Every business today faces the same fundamental challenge: connecting systems, unifying data, and automating workflows across an increasingly fragmented technology landscape. These are critical capabilities—but they're also undifferentiated. They don't make your business unique. They're just table stakes.
And yet, companies spend months or years building these capabilities from scratch. Engineering teams that could be building competitive advantages instead spend their time wrestling with API integrations, data pipelines, and workflow orchestration. The infrastructure becomes the product, when it should just be the foundation.
The Infrastructure Tax
We call this the "infrastructure tax"—the time, money, and opportunity cost that businesses pay just to make their existing systems work together. It's expensive in obvious ways (engineering salaries, cloud costs, maintenance) and expensive in hidden ways (delayed product launches, missed market opportunities, diverted focus from core business).
The infrastructure tax hits hardest when you're scaling across multiple locations, channels, or systems. What worked for one location doesn't scale to ten. What worked for one channel becomes unmanageable with five. The complexity compounds exponentially.

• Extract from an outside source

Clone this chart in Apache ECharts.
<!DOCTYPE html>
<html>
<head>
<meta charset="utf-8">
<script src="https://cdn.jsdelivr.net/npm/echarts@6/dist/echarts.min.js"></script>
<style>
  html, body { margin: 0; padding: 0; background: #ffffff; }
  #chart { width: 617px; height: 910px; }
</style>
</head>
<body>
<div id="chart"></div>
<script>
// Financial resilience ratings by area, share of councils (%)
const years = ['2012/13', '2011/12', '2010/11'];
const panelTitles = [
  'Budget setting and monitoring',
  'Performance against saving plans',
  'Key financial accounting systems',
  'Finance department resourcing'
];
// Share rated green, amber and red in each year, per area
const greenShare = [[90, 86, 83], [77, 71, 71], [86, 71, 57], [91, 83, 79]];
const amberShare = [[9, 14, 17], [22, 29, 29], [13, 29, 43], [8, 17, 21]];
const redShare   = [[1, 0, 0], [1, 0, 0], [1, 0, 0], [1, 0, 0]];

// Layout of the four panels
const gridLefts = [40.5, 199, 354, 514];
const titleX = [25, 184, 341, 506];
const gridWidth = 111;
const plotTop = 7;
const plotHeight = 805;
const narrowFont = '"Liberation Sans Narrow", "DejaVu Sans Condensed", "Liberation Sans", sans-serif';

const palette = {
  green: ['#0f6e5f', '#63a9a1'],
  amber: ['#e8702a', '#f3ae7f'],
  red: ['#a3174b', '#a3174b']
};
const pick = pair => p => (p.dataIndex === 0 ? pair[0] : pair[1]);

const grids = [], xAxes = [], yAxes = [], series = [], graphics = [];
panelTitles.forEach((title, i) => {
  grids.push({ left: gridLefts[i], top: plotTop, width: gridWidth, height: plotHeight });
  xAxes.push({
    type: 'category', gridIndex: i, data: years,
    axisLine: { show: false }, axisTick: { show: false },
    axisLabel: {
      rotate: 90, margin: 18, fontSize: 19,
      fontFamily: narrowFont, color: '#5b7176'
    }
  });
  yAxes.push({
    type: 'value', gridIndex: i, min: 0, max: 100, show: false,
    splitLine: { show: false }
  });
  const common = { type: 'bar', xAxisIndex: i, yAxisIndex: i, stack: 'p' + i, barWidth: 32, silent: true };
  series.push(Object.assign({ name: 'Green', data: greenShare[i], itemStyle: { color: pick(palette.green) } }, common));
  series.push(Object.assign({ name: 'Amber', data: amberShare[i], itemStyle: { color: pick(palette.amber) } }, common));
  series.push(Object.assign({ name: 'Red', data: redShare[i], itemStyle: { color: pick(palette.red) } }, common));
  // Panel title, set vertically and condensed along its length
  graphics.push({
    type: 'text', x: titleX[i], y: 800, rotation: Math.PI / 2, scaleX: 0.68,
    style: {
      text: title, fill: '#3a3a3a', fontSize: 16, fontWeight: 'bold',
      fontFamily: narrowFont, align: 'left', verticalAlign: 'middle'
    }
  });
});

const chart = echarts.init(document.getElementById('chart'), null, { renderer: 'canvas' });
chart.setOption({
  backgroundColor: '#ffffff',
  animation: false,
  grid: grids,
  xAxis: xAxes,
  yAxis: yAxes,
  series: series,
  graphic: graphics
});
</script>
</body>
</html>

The Same Problems, Over and Over
Here's what we realized: every business in F&B, retail, banking, and malls faces nearly identical infrastructure challenges:
- Data fragmentation: Sales data in the POS, inventory in the ERP, customer data in the CRM, operations data in spreadsheets
- System integration: Every new tool requires custom integrations that break when anything changes
- Workflow automation: Manual processes that could be automated, but automation requires building and maintaining complex systems
- Multi-location complexity: What works in one location needs to scale to hundreds, each with slight variations
- Channel orchestration: Orders from apps, aggregators, walk-ins, websites—all need to flow through the same backend
These problems are universal. They're hard. They're time-consuming. But they're also solved problems. The solutions exist—they just need to be built once, properly, and made available to everyone who needs them.
Why We Build Once, For Everyone
At ThinkVAL, we made a different choice. Instead of expecting every business to build their own infrastructure, we built it once—production-tested, industry-ready, and designed to work with the systems businesses already use.
This isn't about replacing your existing systems. It's about making them work together seamlessly.
What we've built:
- Pre-built integrations with 50+ systems commonly used in F&B, retail, banking, and malls
- Unified data layer that automatically syncs and normalizes data across all your systems
- Workflow engine that lets you automate processes without writing code
- Multi-location orchestration that handles variations while maintaining consistency
- API infrastructure that makes your data accessible to any tool, now or in the future
All of this has been built once, tested in production across hundreds of locations, and made available as a platform. You don't rebuild it. You don't maintain it. You just use it.
The Opportunity Cost of Building Infrastructure
When you're not building infrastructure, what are you building instead?
- Better customer experiences that differentiate your brand
- Innovative products that open new revenue streams
- Competitive advantages that compound over time
- Domain expertise that becomes your moat
This is where your engineering talent should be focused. This is where your competitive advantage comes from. Not from building yet another data pipeline or integration layer.
Industry-Ready, Not Generic
The key difference between VAL and generic integration platforms: we're built specifically for F&B, retail, banking, and malls. We understand:
- How restaurants handle orders across dine-in, takeout, delivery, and third-party aggregators
- How retail chains manage inventory across locations with transfer orders and central warehouses
- How banks orchestrate workflows across branches, mobile apps, and backend systems
- How malls coordinate with tenants while maintaining centralized operations
This industry focus means the platform comes pre-configured for your workflows. You're not customizing a generic tool—you're using a purpose-built solution that understands your business.
What This Means for Your Business
Week 1-2: Integration
- Connect your existing systems to VAL
- Data starts flowing automatically
- No code changes required
Week 3-4: Automation
- Build your first automated workflows
- Set up alerts and notifications
- Configure dashboards and reports
Month 2+: Innovation
- Focus on business logic, not infrastructure
- Build on top of unified data
- Scale to new locations without rebuilding
The infrastructure becomes invisible. It just works. And your team focuses on what actually differentiates your business.
Built Once, Maintained Forever
Here's the other advantage: when you build infrastructure yourself, you maintain it yourself. Every system update, every API change, every security patch—that's your team's responsibility.
When you use VAL, we maintain the infrastructure. When Shopify updates their API, we update our integration. When a new payment provider launches, we add support. When security vulnerabilities emerge, we patch them. Your systems stay connected, your data stays flowing, and your team stays focused on your business.
The Bottom Line
Data infrastructure and integration are complex, time-consuming, and undifferentiated. Every business needs them. Very few businesses should build them.
We've built what you shouldn't have to build. We maintain what you shouldn't have to maintain. And we keep improving it, so you can keep improving your business.
Your competitive advantage isn't in building infrastructure. It's in what you build on top of infrastructure.
Let us handle the complexity. You focus on what makes you different.